“A Few Old Memories” is a Hazel Dickens original, released as the title track of her 1987 Rounder Records album A Few Old Memories. Dickens (1925–2011) was one of the most influential songwriters of late-20th-century bluegrass — a West Virginia-born singer whose writing combined the older Appalachian song-tradition with sharp contemporary social commentary on labor, women’s rights, and Appalachian poverty.
The song belongs to Dickens’s body of personal-loss material rather than her more politically pointed work. The lyric’s premise — a singer surrounded by a few old memories of a relationship that has ended — sits in the standard country-bluegrass heartbreak idiom, but Dickens’s spare lyrical economy and her distinctive vocal phrasing give the song a particular emotional weight that distinguishes it from more conventional treatments.

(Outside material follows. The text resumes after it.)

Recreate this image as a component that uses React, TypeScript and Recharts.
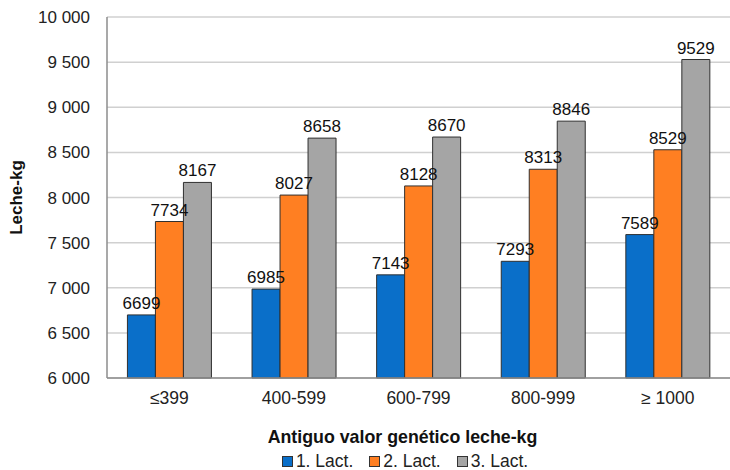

“A Few Old Memories” has become one of Dickens’s most-covered compositions, recorded notably by Dolly Parton (whose version brought the song to a wide country-radio audience) and James King among many others. Dickens was inducted into the IBMA Hall of Fame in 2017, posthumously, in recognition of her songwriting and her decades of work as one of the genre’s most distinctive voices. The song remains a regular at jam sessions where pickers want a contemporary bluegrass-vocal piece with strong emotional weight.